Steiner was two-sport star in high school
Colleges started recruiting her to play soccer when she was only a high school freshman before a couple of years later she started to get offers in track because her times were so fast.
“I was basically picking colleges that were going to let me do both sports,” said Kentucky junior Abby Steiner. “A lot of schools did not have an issue with me doing both.
“I played soccer for 15 years and the one I have done the longest but my senior year of track I was running really well,” Steiner said. “After my senior year, it built my confidence with track and I saw my potential with that. I knew I would regret not doing track in college.”
She was right. Steiner committed to UK in 2015, the fall of her sophomore year, as a dual-sport athlete and set two Ohio championship meet records her senior year. She did both sports at the University of Kentucky her freshman season and did reasonably well in soccer. She started every game and played almost every minute. However, playing soccer and going straight to track was a “lot for a body to take.”
The move paid off with All-American honors during the indoor season as a freshman and sophomore with some special times. She set a UK record in the 200-meter dash of 22.57 seconds at the SEC Indoors Championship — the world’s fastest time her sophomore year.
However, this year she’s been on fire. She won the 200-meter dash in a collegiate record time of 22.38 seconds at the NCAA Indoor Championships. It was the second-fastest indoors time in U.S. history behind only a 22.33 by Olympian Gwen Torrence and tied for fifth-fastest in world history. She had turned in a 22.52 earlier this season and also seen a new personal best in the 60-meter dash of 7.21 seconds, the nation’s sixth-best time this year.

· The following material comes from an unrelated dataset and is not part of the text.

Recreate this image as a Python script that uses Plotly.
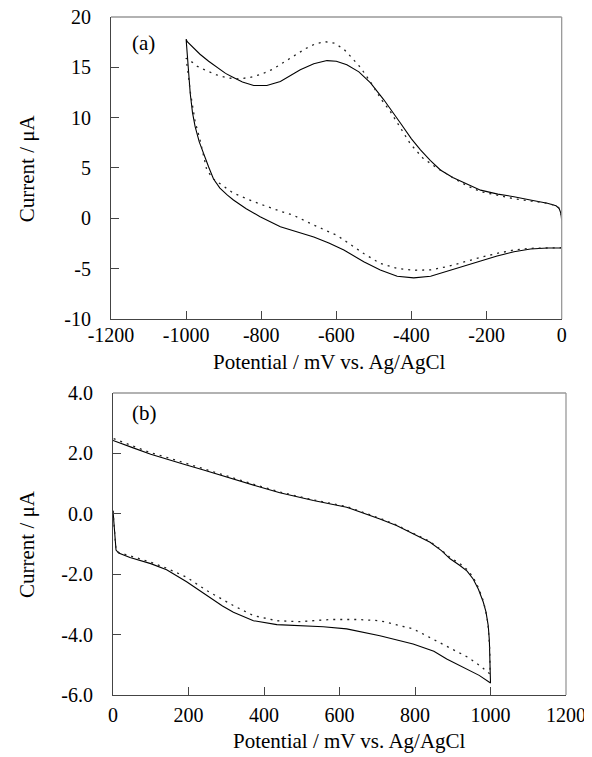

Steiner had set goals for herself in September and posted them on a board in her room.
“I do visualize that, so when it happens it is not as much of a shock that you can do it. You have to believe you can do something before you can do it,” the Kentucky junior said.

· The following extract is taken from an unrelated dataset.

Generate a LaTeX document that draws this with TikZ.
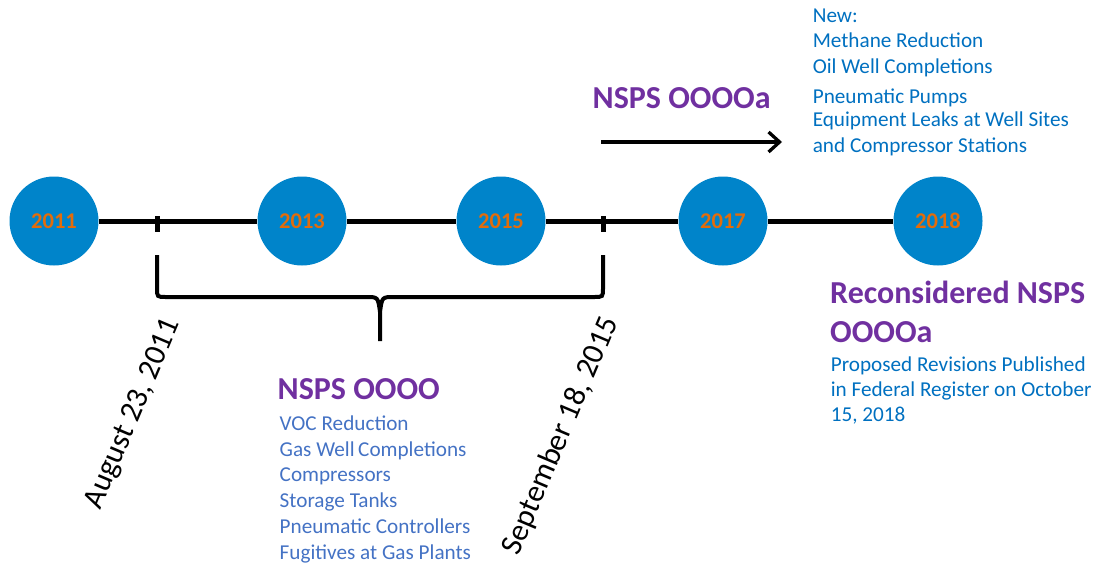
\documentclass[tikz,border=0pt]{standalone}
\usepackage{fontspec}
\setmainfont{Carlito}
\usetikzlibrary{arrows.meta}
\definecolor{dotblue}{RGB}{0,132,202}
\definecolor{yearorange}{RGB}{227,108,10}
\definecolor{rulepurple}{RGB}{112,48,160}
\definecolor{noteblue}{RGB}{0,112,192}
\definecolor{listblue}{RGB}{68,114,196}

\begin{document}
\begin{tikzpicture}[x=1pt,y=-1pt,
year/.style={circle,fill=dotblue,minimum size=89pt,inner sep=0pt,
  text=yearorange,font=\fontsize{22.5}{22.5}\selectfont\bfseries},
title/.style={text=rulepurple,inner sep=0pt,align=left,
  font=\fontsize{32}{38.4}\selectfont\bfseries},
note/.style={text=noteblue,inner sep=0pt,align=left,
  font=\fontsize{21.2}{25.6}\selectfont},
date/.style={rotate=67,inner sep=0pt,font=\fontsize{31}{31}\selectfont},
axis/.style={line width=5pt}]
\useasboundingbox (0,0) rectangle (1097,565);
\foreach \yr/\x in {2011/54,2013/302,2015/501,2017/723,2018/938}
  \node[year] (y\yr) at (\x,221) {\yr};
\draw[axis] (y2011) -- (y2013) -- (y2015) -- (y2017) -- (y2018);
\coordinate (t2011) at (157,221);
\coordinate (t2015) at (603,221);
\draw[axis] (t2011) ++(0,-5) -- ++(0,16);
\draw[axis] (t2015) ++(0,-5) -- ++(0,16);
\path[draw,line width=4pt]
(t2011) ++(0,34) -- ++(0,33) .. controls ++(0,9) .. ++(9,9) -- (366,297)
  .. controls (378,297) .. (380,312) -- (380,341)
(t2015) ++(0,34) -- ++(0,33) .. controls ++(0,9) .. ++(-9,9) -- (394,297)
  .. controls (382,297) .. (380,312);
\node[date] (d2011) at (133.5,414) {August 23, 2011};
\node[date] (d2015) at (561,436) {September 18, 2015};
\node[title,anchor=base west] (oooo) at (277.5,399) {NSPS OOOO};
\node[note,text=listblue,anchor=north west,font=\fontsize{21.2}{25.8}\selectfont]
  (ooooList) at (279.5,415.3)
  {VOC Reduction\\Gas Well\,Completions\\Compressors\\Storage Tanks\\
   Pneumatic Controllers\\Fugitives at Gas Plants};
\node[title,anchor=base west] (ooooa) at (592.5,108.3) {NSPS OOOOa};
\coordinate (arrS) at (601,142);
\coordinate (arrE) at (782,142);
\draw[line width=3.3pt,-{Straight Barb[length=11pt,width=20pt]}] (arrS) -- (arrE);
\node[note,anchor=north west] (ooooaNew) at (812.6,8.2)
  {New:\\Methane Reduction\\Oil Well Completions\\[4.4pt]Pneumatic Pumps\\[-2.2pt]
   Equipment Leaks at Well Sites\\and Compressor Stations};
\node[title,anchor=north west] (recon) at (830,281) {Reconsidered NSPS\\OOOOa};
\node[note,anchor=north west,font=\fontsize{21.2}{25}\selectfont]
  (reconNote) at (830.6,357)
  {Proposed Revisions Published\\in Federal Register on October\\15, 2018};
\end{tikzpicture}
\end{document}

She started her outdoor season April 16 at Florida by winning the 200 in 22.79 seconds, her sixth straight win in the 200, and 12th overall in that event as she aims for the SEC Outdoor Championships May 13-15.

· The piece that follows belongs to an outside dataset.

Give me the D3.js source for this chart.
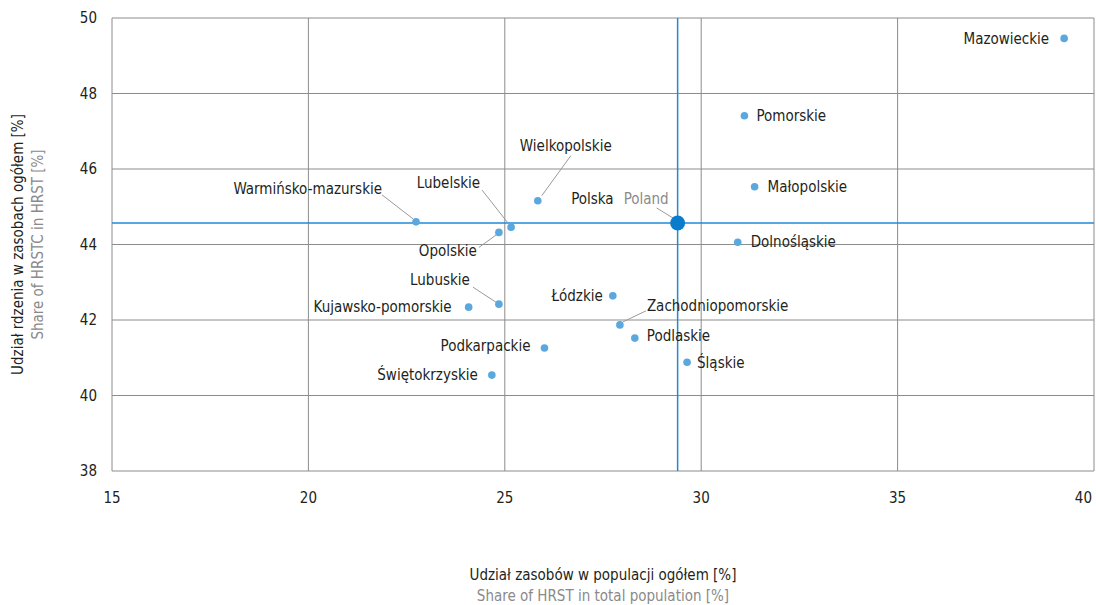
<!DOCTYPE html>
<html lang="pl">
  <head>
    <meta charset="UTF-8" />
    <script src="https://d3js.org/d3.v7.min.js"></script>
    <title>HRST</title>
    <style>
      body { margin: 0; background: #fff; }
      svg text { font-family: "Liberation Sans Narrow", "Arial Narrow", "DejaVu Sans Condensed", sans-serif; }
    </style>
  </head>
  <body>
    <div id="chart"></div>
    <script>
      // regions: share of HRST in population (x), share of HRSTC in HRST (y)
      var regions = ["Mazowieckie", "Pomorskie", "Małopolskie", "Dolnośląskie", "Wielkopolskie",
        "Warmińsko-mazurskie", "Lubelskie", "Opolskie", "Lubuskie", "Kujawsko-pomorskie",
        "Podkarpackie", "Świętokrzyskie", "Łódzkie", "Zachodniopomorskie", "Podlaskie", "Śląskie"];
      var xValues = [39.24, 31.10, 31.36, 30.93, 25.84, 22.74, 25.16, 24.85, 24.85, 24.08,
        26.01, 24.67, 27.75, 27.93, 28.31, 29.64];
      var yValues = [49.46, 47.41, 45.53, 44.06, 45.16, 44.60, 44.46, 44.32, 42.42, 42.34,
        41.26, 40.54, 42.64, 41.87, 41.52, 40.88];
      var poland = { name: "Polska", nameEn: "Poland", x: 29.40, y: 44.57 };
      var xTicks = [15, 20, 25, 30, 35, 40];
      var yTicks = [38, 40, 42, 44, 46, 48, 50];

      // label placement: dx, dy of text anchor relative to point, anchor, leader line
      var labelPos = {
        "Mazowieckie": { dx: -15, dy: 0, anchor: "end" },
        "Pomorskie": { dx: 12, dy: 0, anchor: "start" },
        "Małopolskie": { dx: 13, dy: 0, anchor: "start" },
        "Dolnośląskie": { dx: 13, dy: 0, anchor: "start" },
        "Wielkopolskie": { dx: 28, dy: -55, anchor: "middle", line: [[4, -5], [33, -45]] },
        "Warmińsko-mazurskie": { dx: -34, dy: -33, anchor: "end", line: [[-3, -3], [-34, -27]] },
        "Lubelskie": { dx: -31, dy: -44, anchor: "end", line: [[-3, -4], [-29, -37]] },
        "Opolskie": { dx: -22, dy: 18, anchor: "end", line: [[-2, 2], [-20, 15]] },
        "Lubuskie": { dx: -29, dy: -24, anchor: "end", line: [[-3, -2], [-26, -17]] },
        "Kujawsko-pomorskie": { dx: -17, dy: 0, anchor: "end" },
        "Podkarpackie": { dx: -14, dy: -2, anchor: "end" },
        "Świętokrzyskie": { dx: -14, dy: 0, anchor: "end" },
        "Łódzkie": { dx: -10, dy: 0, anchor: "end" },
        "Zachodniopomorskie": { dx: 27, dy: -19, anchor: "start", line: [[3, -3], [26, -14]] },
        "Podlaskie": { dx: 12, dy: -2, anchor: "start" },
        "Śląskie": { dx: 10, dy: 0, anchor: "start" }
      };

      var width = 1096, height = 605;
      var margin = { top: 18, right: 2, bottom: 134, left: 112 };
      var fs = 15;

      var svg = d3.select("#chart").append("svg")
        .attr("width", width).attr("height", height);

      var x = d3.scaleLinear().domain([15, 40]).range([margin.left, width - margin.right]);
      var y = d3.scaleLinear().domain([38, 50]).range([height - margin.bottom, margin.top]);

      // grid
      svg.append("g").selectAll("line").data(yTicks).join("line")
        .attr("x1", x(15)).attr("x2", x(40))
        .attr("y1", function (d) { return y(d); }).attr("y2", function (d) { return y(d); })
        .attr("stroke", "#8c8c8c").attr("stroke-width", 1);
      svg.append("g").selectAll("line").data(xTicks).join("line")
        .attr("y1", y(38)).attr("y2", y(50))
        .attr("x1", function (d) { return x(d); }).attr("x2", function (d) { return x(d); })
        .attr("stroke", "#8c8c8c").attr("stroke-width", 1);

      // tick labels
      svg.append("g").selectAll("text").data(yTicks).join("text")
        .attr("x", x(15) - 15).attr("y", function (d) { return y(d); })
        .attr("dy", "0.35em").attr("text-anchor", "end")
        .attr("font-size", fs).attr("fill", "#231f20")
        .text(function (d) { return d; });
      svg.append("g").selectAll("text").data(xTicks).join("text")
        .attr("x", function (d, i) { return i === xTicks.length - 1 ? x(d) - 2 : x(d); })
        .attr("y", y(38) + 27)
        .attr("dy", "0.35em")
        .attr("text-anchor", function (d, i) { return i === xTicks.length - 1 ? "end" : "middle"; })
        .attr("font-size", fs).attr("fill", "#231f20")
        .text(function (d) { return d; });

      // Poland reference lines
      svg.append("line")
        .attr("x1", x(15)).attr("x2", x(40))
        .attr("y1", y(poland.y)).attr("y2", y(poland.y))
        .attr("stroke", "#1f8ad6").attr("stroke-width", 1.5);
      svg.append("line")
        .attr("y1", y(38)).attr("y2", y(50))
        .attr("x1", x(poland.x)).attr("x2", x(poland.x))
        .attr("stroke", "#1f8ad6").attr("stroke-width", 1.5);

      var data = regions.map(function (r, i) {
        return { name: r, x: xValues[i], y: yValues[i] };
      });

      // leader lines
      svg.append("g").selectAll("line")
        .data(data.filter(function (d) { return labelPos[d.name].line; }))
        .join("line")
        .attr("x1", function (d) { return x(d.x) + labelPos[d.name].line[0][0]; })
        .attr("y1", function (d) { return y(d.y) + labelPos[d.name].line[0][1]; })
        .attr("x2", function (d) { return x(d.x) + labelPos[d.name].line[1][0]; })
        .attr("y2", function (d) { return y(d.y) + labelPos[d.name].line[1][1]; })
        .attr("stroke", "#9a9a9a").attr("stroke-width", 1);

      svg.append("g").selectAll("circle").data(data).join("circle")
        .attr("cx", function (d) { return x(d.x); })
        .attr("cy", function (d) { return y(d.y); })
        .attr("r", 3.8)
        .attr("fill", "#5aa8de");

      svg.append("g").selectAll("text").data(data).join("text")
        .attr("x", function (d) { return x(d.x) + labelPos[d.name].dx; })
        .attr("y", function (d) { return y(d.y) + labelPos[d.name].dy; })
        .attr("dy", "0.35em")
        .attr("text-anchor", function (d) { return labelPos[d.name].anchor; })
        .attr("font-size", fs).attr("fill", "#231f20")
        .text(function (d) { return d.name; });

      // Poland point
      var px = x(poland.x), py = y(poland.y);
      svg.append("line")
        .attr("x1", px - 3).attr("y1", py - 4).attr("x2", px - 21).attr("y2", py - 15)
        .attr("stroke", "#9a9a9a").attr("stroke-width", 1);
      svg.append("circle").attr("cx", px).attr("cy", py).attr("r", 7.5).attr("fill", "#0a7ccc");
      var pl = svg.append("text")
        .attr("x", px - 9).attr("y", py - 24).attr("dy", "0.35em")
        .attr("text-anchor", "end").attr("font-size", fs);
      pl.append("tspan").attr("fill", "#231f20").text(poland.name);
      pl.append("tspan").attr("fill", "#8a8a8a").attr("dx", 10).text(poland.nameEn);

      // axis titles
      svg.append("text")
        .attr("x", (x(15) + x(40)) / 2).attr("y", 575).attr("dy", "0.35em")
        .attr("text-anchor", "middle").attr("font-size", fs).attr("fill", "#231f20")
        .text("Udział zasobów w populacji ogółem [%]");
      svg.append("text")
        .attr("x", (x(15) + x(40)) / 2).attr("y", 596).attr("dy", "0.35em")
        .attr("text-anchor", "middle").attr("font-size", fs).attr("fill", "#8a8a8a")
        .text("Share of HRST in total population [%]");

      var cy = (y(38) + y(50)) / 2;
      svg.append("text")
        .attr("transform", "translate(18," + cy + ") rotate(-90)")
        .attr("dy", "0.35em").attr("text-anchor", "middle")
        .attr("font-size", fs).attr("fill", "#231f20")
        .text("Udział rdzenia w zasobach ogółem [%]");
      svg.append("text")
        .attr("transform", "translate(38," + cy + ") rotate(-90)")
        .attr("dy", "0.35em").attr("text-anchor", "middle")
        .attr("font-size", fs).attr("fill", "#8a8a8a")
        .text("Share of HRSTC in HRST [%]");
    </script>
  </body>
</html>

“I am just taking things week by week. The conference championships and the NCAA will be coming up. Once the NCAA is over, I will stay in Eugene (Ore.) for the Olympic Trials,” Steiner said. “I am just excited to see how my indoor times translate outdoors.”
Steiner admits she had not really thought about the possibility of making an Olympic team until recently.
“Mainly because I didn’t start track and field until eighth grade and was not really serious about it until college. The Olympics are a more recent goal of mine,” she said.
She only started running in the eighth grade in Dublin, Ohio, because her friends were on the track team.
“All my friends were hanging out with each other. They were having fun running track and talked me into it just to come hang out and have fun,” Steiner, who didn’t lose any speed despite tearing her ACL before her junior year of high school, said. “I thought I would give track a shot. Why not? I was one of the fastest players on the soccer field and I could see how that could translate over to track, so that was another factor in me joining the track team.”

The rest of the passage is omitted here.